Off-site techniques have helped the team keep up with the demanding programme. Laing O’Rourke used its subsidiary, Malling, to produce precast frame elements such as beams and twin walls. These are pre-cast structural wall sections, with a void in the centre into which concrete is poured for maximum strength. This cuts out the need for formwork.
Balfour Beatty started later, in the middle of 2005, and has adopted an almost identical approach to structural construction. Laing O’Rourke had the advantage of Expanded, its own in-house frame specialist, so Balfour Beatty partnered with Heyrod Construction, north-west England’s largest concrete frame specialist.
Balfour Beatty’s very tight site has been challenging. It has brought in 10 tower cranes to ease the movement of materials, but Alan Henshaw, Balfour’s project director, says even this was not enough. “We couldn’t fit any more on the site,” he says. “Then there weren’t enough hours in the day, so the cranes have been working at full capacity including at nights and weekends.” He says that bad summer weather has not helped, nor has the fact that one very tall crane oversails six others. “It has been managed very carefully with lots of banksmen, but even so its potential is significantly reduced,” Henshaw says.
Another tightly-congested area is the drains. “We’ve had to slot new drains under the road, which is a minefield of existing services,” says Henshaw.
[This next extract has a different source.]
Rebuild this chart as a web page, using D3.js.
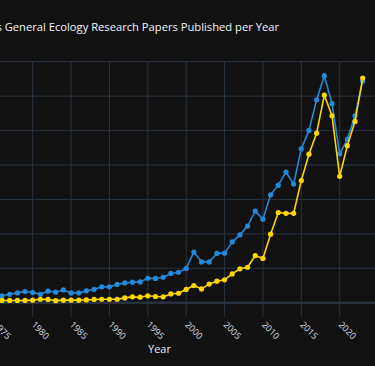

He says mining under them, rather than digging up the road, was the answer. “It was the quickest way of doing it,” he says. “It’s much easier than trying to liaise with all the utilities.”
Both contractors say the worst bits are over. Whyte is confident about completing the Laing O’Rourke retail elements by March. “It’s all on schedule, I can say hand-on-heart.”
Meanwhile, Balfour Beatty is beginning to take tower cranes down, a moment described by Henshaw as “significant”. A million square feet of the site will open in May with the eastern half of the site opening later in the year in September.